_Material for the task_.
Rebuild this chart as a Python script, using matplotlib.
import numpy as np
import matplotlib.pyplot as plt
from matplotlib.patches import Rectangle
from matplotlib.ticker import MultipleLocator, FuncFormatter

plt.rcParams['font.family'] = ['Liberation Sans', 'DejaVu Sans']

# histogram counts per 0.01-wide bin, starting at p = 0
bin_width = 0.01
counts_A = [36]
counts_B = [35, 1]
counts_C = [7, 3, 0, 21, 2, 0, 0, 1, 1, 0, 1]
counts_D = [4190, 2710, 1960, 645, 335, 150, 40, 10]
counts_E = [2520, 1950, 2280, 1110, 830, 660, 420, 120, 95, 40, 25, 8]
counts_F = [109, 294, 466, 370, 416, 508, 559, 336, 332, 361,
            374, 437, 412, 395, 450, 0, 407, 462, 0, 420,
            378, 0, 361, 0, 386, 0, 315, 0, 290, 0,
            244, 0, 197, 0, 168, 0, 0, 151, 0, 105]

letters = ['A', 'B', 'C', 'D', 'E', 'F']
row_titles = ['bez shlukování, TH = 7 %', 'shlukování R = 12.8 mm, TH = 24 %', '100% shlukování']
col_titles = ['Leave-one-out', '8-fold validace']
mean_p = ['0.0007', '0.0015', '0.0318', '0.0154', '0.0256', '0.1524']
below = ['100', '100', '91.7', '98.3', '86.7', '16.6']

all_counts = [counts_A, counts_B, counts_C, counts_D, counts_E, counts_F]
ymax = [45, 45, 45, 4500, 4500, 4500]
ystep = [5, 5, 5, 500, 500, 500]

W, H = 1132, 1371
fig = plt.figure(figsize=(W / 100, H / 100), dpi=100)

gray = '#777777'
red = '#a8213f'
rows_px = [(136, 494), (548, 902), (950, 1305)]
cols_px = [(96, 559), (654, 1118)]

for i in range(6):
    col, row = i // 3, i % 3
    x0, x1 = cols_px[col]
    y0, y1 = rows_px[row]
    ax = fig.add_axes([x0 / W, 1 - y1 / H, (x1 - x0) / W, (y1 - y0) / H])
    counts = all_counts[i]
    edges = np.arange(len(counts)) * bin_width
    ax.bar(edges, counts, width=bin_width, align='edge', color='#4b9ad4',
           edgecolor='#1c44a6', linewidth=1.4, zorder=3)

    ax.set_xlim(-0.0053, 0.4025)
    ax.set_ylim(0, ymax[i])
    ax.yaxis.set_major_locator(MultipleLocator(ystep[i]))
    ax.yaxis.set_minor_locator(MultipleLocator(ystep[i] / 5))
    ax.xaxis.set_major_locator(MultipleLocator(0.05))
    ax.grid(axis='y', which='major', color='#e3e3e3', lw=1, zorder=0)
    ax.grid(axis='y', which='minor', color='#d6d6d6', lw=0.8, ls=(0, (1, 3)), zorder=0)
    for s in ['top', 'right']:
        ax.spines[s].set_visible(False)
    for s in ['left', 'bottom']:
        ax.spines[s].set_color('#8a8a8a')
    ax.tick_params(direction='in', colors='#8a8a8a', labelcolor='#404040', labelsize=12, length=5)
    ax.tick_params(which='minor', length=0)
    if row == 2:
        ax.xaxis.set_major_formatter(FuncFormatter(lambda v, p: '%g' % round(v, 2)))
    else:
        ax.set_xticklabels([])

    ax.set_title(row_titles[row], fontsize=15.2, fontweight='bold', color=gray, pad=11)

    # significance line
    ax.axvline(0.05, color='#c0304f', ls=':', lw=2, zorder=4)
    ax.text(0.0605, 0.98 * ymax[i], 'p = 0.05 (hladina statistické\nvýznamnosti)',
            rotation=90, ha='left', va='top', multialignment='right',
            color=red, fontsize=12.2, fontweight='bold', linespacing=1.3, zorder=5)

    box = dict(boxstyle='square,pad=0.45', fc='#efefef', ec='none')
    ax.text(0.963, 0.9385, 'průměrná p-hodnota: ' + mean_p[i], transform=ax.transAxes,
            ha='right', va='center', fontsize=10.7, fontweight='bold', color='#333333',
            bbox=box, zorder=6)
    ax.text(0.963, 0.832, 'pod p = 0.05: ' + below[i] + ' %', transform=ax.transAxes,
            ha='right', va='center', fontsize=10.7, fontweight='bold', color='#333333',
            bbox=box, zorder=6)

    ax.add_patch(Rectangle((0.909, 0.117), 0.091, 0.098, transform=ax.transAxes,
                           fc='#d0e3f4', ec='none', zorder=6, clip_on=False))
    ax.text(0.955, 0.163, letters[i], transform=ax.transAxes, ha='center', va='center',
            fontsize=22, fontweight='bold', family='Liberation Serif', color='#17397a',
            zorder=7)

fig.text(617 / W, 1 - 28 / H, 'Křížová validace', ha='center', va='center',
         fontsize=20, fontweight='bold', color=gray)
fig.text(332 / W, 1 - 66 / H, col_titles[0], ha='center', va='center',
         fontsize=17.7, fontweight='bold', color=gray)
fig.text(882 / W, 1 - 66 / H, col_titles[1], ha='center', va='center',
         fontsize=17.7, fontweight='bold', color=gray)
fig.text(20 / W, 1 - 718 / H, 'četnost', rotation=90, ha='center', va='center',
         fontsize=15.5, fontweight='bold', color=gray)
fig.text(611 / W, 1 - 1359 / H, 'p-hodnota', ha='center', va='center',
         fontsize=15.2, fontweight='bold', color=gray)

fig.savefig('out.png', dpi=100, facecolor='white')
...
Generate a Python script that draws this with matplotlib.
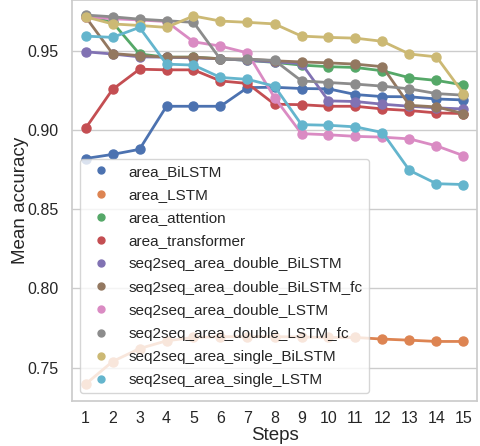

_Task instructions_. Using the data above, extract exactly the lines from the one that holds "Rebuild this chart" to the one that holds "plt.rcParams['font.family'] = ['Liberation", both ends included, and no others.

_Written response_.
Rebuild this chart as a Python script, using matplotlib.
import numpy as np
import matplotlib.pyplot as plt
from matplotlib.patches import Rectangle
from matplotlib.ticker import MultipleLocator, FuncFormatter

plt.rcParams['font.family'] = ['Liberation Sans', 'DejaVu Sans']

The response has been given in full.